Faceted navigation is a very complex subject, but like most SEO guidance around the web, guidance on this subject is effective primarily for beginner to intermediate SEOs, working on small to medium sized sites. For a site with a dozen categories and maybe a half dozen facets across each, using Search Console’s parameter management tool and rel=canonical or meta noindex is likely to be satisfactory.

It’s only when sites get rather more complex – thousands of categories, hundreds of thousands of desired category + attribute combinations, millions of product SKUs and backlinks – that the basic advice starts to break down and strategic technical SEO leadership must be consulted to devise a plan that will work for search engines as well as for humans. Otherwise, expect bots to get lost in a spider trap of trillions of URLs, or to throw away a substantial amount of link equity pointing to disallowed URLs.

Why aren’t other large, complex sites using URL fragments for faceted navigation?

Because they don’t care about SEO, of course, or because they don’t care enough about SEO to invest in it.

Or they don’t have a substantial amount of backlinks pointing to disallowed URLs, and are able to address the internal link equity issue satisfactorily by using javascript to hide links (good for them!).

Or because they don’t have the engineering talent to pull it off.

Or because they thought seriously about it and looked around the web, but couldn’t find anyone else doing it, and their normal practice is to bury any unusual proposal with requests for “comps,” so it didn’t get done.

Or because they don’t care about users sharing URLs, so they went with the idea of not updating URLs when filters are applied (I see you, TripAdvisor!).

Or some combination of these reasons.

Or they will, when they finally are able to hire a new SEO lead who tells them to do it.

Another objection

This isn’t how fragment identifiers were meant to be used. They were supposed to be URL anchors only.

Let the Magic SEO Ball’s operator tell you something about how things were meant to be. He remembers what javascript was like when it was first invented, because he used it then on his personal website in high school to annoy visitors with interminable popups (for real – the only option was to click “ok,” but clicking “ok” just meant more and more popups until the browser had to be force-quit). Javascript, in short, was meant to add interactivity to World Wide Web pages, which were static HTML documents.
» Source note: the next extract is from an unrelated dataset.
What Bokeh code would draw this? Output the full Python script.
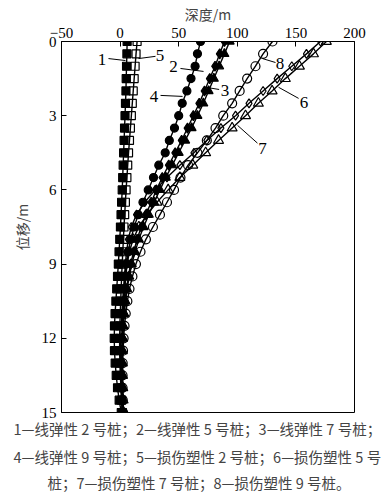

A decade later, he was pretty shocked to see entire user interfaces – “web applications” – built out of javascript with URLs like this popular one: https://mail.google.com/mail/u/0/#inbox/.

A decade after that, javascript had actually managed to migrate from browsers to web servers, where it was generating entire sites, backend and frontend. And in that form, it’s used now for a variety of applications that aren’t even directly related to the web at all (narrowly defining “the web”).

Should technologies be used in the ways that they were originally intended? Maybe they should – it depends.

Should technologies also be used for new and different things? Maybe they should – it depends.

But objecting to an idea on the conservative grounds that it uses a technology in a way that’s different from its intended use is not likely to be a recipe for long term success in a competitive industry like ecommerce.